Print the listing from its top line through the line containing "0.34, 0.3, 0.27];", nothing more, and leave out the pictures.

··· DATA BLOCK ···

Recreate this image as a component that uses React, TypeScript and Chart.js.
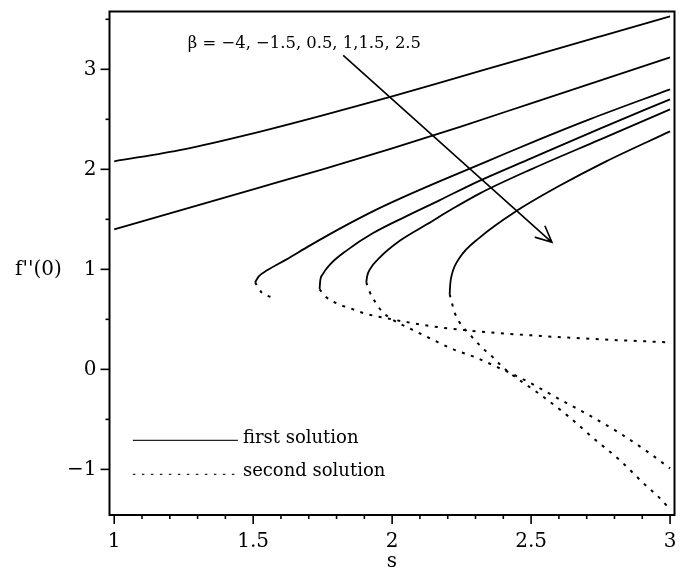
import React, { useEffect, useRef } from "react";
import { Chart, registerables } from "chart.js";

Chart.register(...registerables);

// ---- data (s, f''(0)) ----
// first solutions (solid)
const sFirstBetaM4 = [1, 1.25, 1.5, 1.75, 2, 2.25, 2.5, 2.75, 3];
const fFirstBetaM4 = [2.08, 2.2, 2.36, 2.54, 2.73, 2.93, 3.13, 3.33, 3.53];

const sFirstBetaM15 = [1, 1.25, 1.5, 1.75, 2, 2.25, 2.5, 2.75, 3];
const fFirstBetaM15 = [1.4, 1.6, 1.8, 2.0, 2.21, 2.43, 2.66, 2.89, 3.12];

const sFirstBeta05 = [1.507, 1.52, 1.55, 1.62, 1.705, 1.82, 1.945, 2.03, 2.17, 2.35, 2.53, 2.71, 3.0];
const fFirstBeta05 = [0.87, 0.93, 0.99, 1.1, 1.24, 1.42, 1.6, 1.71, 1.88, 2.09, 2.3, 2.5, 2.8];

const sFirstBeta1 = [1.739, 1.741, 1.75, 1.777, 1.837, 1.93, 2.05, 2.17, 2.31, 2.5, 2.75, 3.0];
const fFirstBeta1 = [0.8, 0.88, 0.95, 1.05, 1.19, 1.36, 1.53, 1.69, 1.88, 2.11, 2.41, 2.7];

const sFirstBeta15 = [1.907, 1.91, 1.92, 1.956, 2.03, 2.125, 2.22, 2.316, 2.5, 2.75, 3.0];
const fFirstBeta15 = [0.87, 0.93, 1.0, 1.12, 1.29, 1.45, 1.61, 1.76, 2.0, 2.3, 2.6];

const sFirstBeta25 = [2.207, 2.209, 2.215, 2.244, 2.316, 2.448, 2.592, 2.77, 3.0];
const fFirstBeta25 = [0.75, 0.85, 0.95, 1.12, 1.32, 1.585, 1.82, 2.08, 2.38];

// second solutions (dotted)
const sSecondBeta05 = [1.507, 1.53, 1.567];
const fSecondBeta05 = [0.87, 0.77, 0.72];

const sSecondBeta1 = [1.739, 1.76, 1.8, 1.85, 1.9, 2.0, 2.1, 2.2, 2.35, 2.5, 2.75, 3.0];
const fSecondBeta1 = [0.8, 0.73, 0.66, 0.61, 0.56, 0.5, 0.45, 0.41, 0.37, 0.34, 0.3, 0.27];

const sSecondBeta15 = [1.907, 1.92, 1.94, 1.963, 2.0, 2.07, 2.144, 2.22, 2.3, 2.38, 2.45, 2.5, 2.59, 2.71, 2.82, 2.917, 3.0];
const fSecondBeta15 = [0.87, 0.77, 0.67, 0.58, 0.5, 0.4, 0.3, 0.2, 0.12, 0.02, -0.07, -0.14, -0.28, -0.46, -0.64, -0.82, -0.99];

const sSecondBeta25 = [2.207, 2.226, 2.25, 2.273, 2.305, 2.334, 2.363, 2.395, 2.425, 2.527, 2.63, 2.725, 2.82, 2.905, 2.964, 3.0];
const fSecondBeta25 = [0.75, 0.56, 0.44, 0.37, 0.27, 0.19, 0.12, 0.03, -0.04, -0.24, -0.46, -0.69, -0.91, -1.14, -1.29, -1.4];

// axes
const xTickLabels = [1, 1.5, 2, 2.5, 3];
const yTickLabels = [-1, 0, 1, 2, 3];
const xRange = [0.983, 3.016];
const yRange = [-1.456, 3.578];

// annotations
const betaText = "β = −4, −1.5, 0.5, 1,1.5, 2.5";
const arrowFrom = { x: 1.824, y: 3.14 };
const arrowTo = { x: 2.575, y: 1.27 };
const legendLabels = ["first solution", "second solution"];

const SERIF = '"DejaVu Serif", serif';

function zip(s: number[], f: number[]) {
  return s.map((x, i) => ({ x, y: f[i] }));
}

function solid(s: number[], f: number[]) {
  return {
    data: zip(s, f),
    showLine: true,
    borderColor: "#000",
    borderWidth: 1.8,
    pointRadius: 0,
    cubicInterpolationMode: "monotone" as const,
  };
}

function dotted(s: number[], f: number[]) {
  return {
    data: zip(s, f),
    showLine: true,
    borderColor: "#000",
    borderWidth: 2,
    borderDash: [3, 6.5],
    pointRadius: 0,
    cubicInterpolationMode: "monotone" as const,
  };
}

function noPad(scale: any) {
  scale.paddingLeft = 0;
  scale.paddingRight = 0;
  scale.paddingTop = 0;
  scale.paddingBottom = 0;
}

const decorPlugin = {
  id: "decor",
  afterDraw(chart: any) {
    const { ctx, chartArea: a, scales } = chart;
    const xs = scales.x;
    const ys = scales.y;
    ctx.save();
    ctx.strokeStyle = "#000";
    ctx.fillStyle = "#000";
    // frame
    ctx.lineWidth = 2;
    ctx.strokeRect(a.left, a.top, a.right - a.left, a.bottom - a.top);
    // x tick marks
    ctx.lineWidth = 1.6;
    for (let i = 10; i <= 30; i++) {
      const px = xs.getPixelForValue(i / 10);
      const len = i % 5 === 0 ? 9 : 4;
      ctx.beginPath();
      ctx.moveTo(px, a.bottom);
      ctx.lineTo(px, a.bottom + len);
      ctx.stroke();
    }
    // y tick marks
    for (let i = -2; i <= 7; i++) {
      const v = i / 2;
      if (v < yRange[0] || v > yRange[1]) continue;
      const py = ys.getPixelForValue(v);
      const len = i % 2 === 0 ? 9 : 4;
      ctx.beginPath();
      ctx.moveTo(a.left, py);
      ctx.lineTo(a.left - len, py);
      ctx.stroke();
    }
    // y axis title
    ctx.font = `20px ${SERIF}`;
    ctx.textBaseline = "middle";
    ctx.textAlign = "left";
    ctx.fillText("f''(0)", 15, ys.getPixelForValue(1));
    // beta annotation
    ctx.font = `16.4px ${SERIF}`;
    ctx.fillText(betaText, xs.getPixelForValue(1.265), ys.getPixelForValue(3.26));
    // arrow
    const x0 = xs.getPixelForValue(arrowFrom.x);
    const y0 = ys.getPixelForValue(arrowFrom.y);
    const x1 = xs.getPixelForValue(arrowTo.x);
    const y1 = ys.getPixelForValue(arrowTo.y);
    ctx.lineWidth = 1.6;
    ctx.beginPath();
    ctx.moveTo(x0, y0);
    ctx.lineTo(x1, y1);
    const ang = Math.atan2(y0 - y1, x0 - x1);
    const hl = 18;
    const spread = (25 * Math.PI) / 180;
    ctx.moveTo(x1 + hl * Math.cos(ang + spread), y1 + hl * Math.sin(ang + spread));
    ctx.lineTo(x1, y1);
    ctx.lineTo(x1 + hl * Math.cos(ang - spread), y1 + hl * Math.sin(ang - spread));
    ctx.stroke();
    // legend
    const lx0 = xs.getPixelForValue(1.067);
    const lx1 = xs.getPixelForValue(1.445);
    const ly0 = ys.getPixelForValue(-0.71);
    const ly1 = ys.getPixelForValue(-1.05);
    ctx.lineWidth = 1.3;
    ctx.strokeStyle = "#222";
    ctx.beginPath();
    ctx.moveTo(lx0, ly0);
    ctx.lineTo(lx1, ly0);
    ctx.stroke();
    ctx.setLineDash([2.5, 6.5]);
    ctx.beginPath();
    ctx.moveTo(lx0, ly1);
    ctx.lineTo(lx1, ly1);
    ctx.stroke();
    ctx.setLineDash([]);
    ctx.font = `18px ${SERIF}`;
    ctx.fillStyle = "#000";
    ctx.fillText(legendLabels[0], lx1 + 5, ly0 - 2);
    ctx.fillText(legendLabels[1], lx1 + 5, ly1 - 3);
    ctx.restore();
  },
};

export default function App() {
  const ref = useRef<HTMLCanvasElement | null>(null);
  useEffect(() => {
    if (!ref.current) return;
    const chart = new Chart(ref.current, {
      type: "scatter",
      data: {
        datasets: [
          solid(sFirstBetaM4, fFirstBetaM4),
          solid(sFirstBetaM15, fFirstBetaM15),
          solid(sFirstBeta05, fFirstBeta05),
          solid(sFirstBeta1, fFirstBeta1),
          solid(sFirstBeta15, fFirstBeta15),
          solid(sFirstBeta25, fFirstBeta25),
          dotted(sSecondBeta05, fSecondBeta05),
          dotted(sSecondBeta1, fSecondBeta1),
          dotted(sSecondBeta15, fSecondBeta15),
          dotted(sSecondBeta25, fSecondBeta25),
        ] as any,
      },
      options: {
        animation: false,
        responsive: false,
        maintainAspectRatio: false,
        layout: { padding: { top: 11.5, right: 10.5, left: 0, bottom: 0 } },
        plugins: { legend: { display: false }, tooltip: { enabled: false } },
        scales: {
          x: {
            type: "linear",
            min: xRange[0],
            max: xRange[1],
            grid: { display: false, drawTicks: false },
            border: { display: false },
            afterBuildTicks: (scale: any) => {
              scale.ticks = xTickLabels.map((v) => ({ value: v }));
            },
            afterFit: (scale: any) => {
              scale.height = 66;
              noPad(scale);
            },
            ticks: {
              color: "#000",
              font: { family: SERIF, size: 20 },
              padding: 15,
              maxRotation: 0,
              autoSkip: false,
              callback: (v: any) => String(v),
            },
            title: {
              display: true,
              text: "s",
              color: "#000",
              font: { family: SERIF, size: 20 },
              padding: { top: 0, bottom: 7 },
            },
          },
          y: {
            type: "linear",
            min: yRange[0],
            max: yRange[1],
            grid: { display: false, drawTicks: false },
            border: { display: false },
            afterBuildTicks: (scale: any) => {
              scale.ticks = yTickLabels.map((v) => ({ value: v }));
            },
            afterFit: (scale: any) => {
              scale.width = 109.5;
              noPad(scale);
            },
            ticks: {
              color: "#000",
              font: { family: SERIF, size: 20 },
              padding: 13,
              autoSkip: false,
              callback: (v: any) => (v < 0 ? "−" + String(-v) : String(v)),
            },
          },
        },
      },
      plugins: [decorPlugin],
    } as any);
    return () => chart.destroy();
  }, []);
  return (
    <div style={{ position: "absolute", left: 0, top: 0, width: 685, height: 581, background: "#fff" }}>
      <canvas ref={ref} width={685} height={581} />
    </div>
  );
}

···

WRITTEN ANSWER>
Recreate this image as a component that uses React, TypeScript and Chart.js.
import React, { useEffect, useRef } from "react";
import { Chart, registerables } from "chart.js";

Chart.register(...registerables);

// ---- data (s, f''(0)) ----
// first solutions (solid)
const sFirstBetaM4 = [1, 1.25, 1.5, 1.75, 2, 2.25, 2.5, 2.75, 3];
const fFirstBetaM4 = [2.08, 2.2, 2.36, 2.54, 2.73, 2.93, 3.13, 3.33, 3.53];

const sFirstBetaM15 = [1, 1.25, 1.5, 1.75, 2, 2.25, 2.5, 2.75, 3];
const fFirstBetaM15 = [1.4, 1.6, 1.8, 2.0, 2.21, 2.43, 2.66, 2.89, 3.12];

const sFirstBeta05 = [1.507, 1.52, 1.55, 1.62, 1.705, 1.82, 1.945, 2.03, 2.17, 2.35, 2.53, 2.71, 3.0];
const fFirstBeta05 = [0.87, 0.93, 0.99, 1.1, 1.24, 1.42, 1.6, 1.71, 1.88, 2.09, 2.3, 2.5, 2.8];

const sFirstBeta1 = [1.739, 1.741, 1.75, 1.777, 1.837, 1.93, 2.05, 2.17, 2.31, 2.5, 2.75, 3.0];
const fFirstBeta1 = [0.8, 0.88, 0.95, 1.05, 1.19, 1.36, 1.53, 1.69, 1.88, 2.11, 2.41, 2.7];

const sFirstBeta15 = [1.907, 1.91, 1.92, 1.956, 2.03, 2.125, 2.22, 2.316, 2.5, 2.75, 3.0];
const fFirstBeta15 = [0.87, 0.93, 1.0, 1.12, 1.29, 1.45, 1.61, 1.76, 2.0, 2.3, 2.6];

const sFirstBeta25 = [2.207, 2.209, 2.215, 2.244, 2.316, 2.448, 2.592, 2.77, 3.0];
const fFirstBeta25 = [0.75, 0.85, 0.95, 1.12, 1.32, 1.585, 1.82, 2.08, 2.38];

// second solutions (dotted)
const sSecondBeta05 = [1.507, 1.53, 1.567];
const fSecondBeta05 = [0.87, 0.77, 0.72];

const sSecondBeta1 = [1.739, 1.76, 1.8, 1.85, 1.9, 2.0, 2.1, 2.2, 2.35, 2.5, 2.75, 3.0];
const fSecondBeta1 = [0.8, 0.73, 0.66, 0.61, 0.56, 0.5, 0.45, 0.41, 0.37, 0.34, 0.3, 0.27];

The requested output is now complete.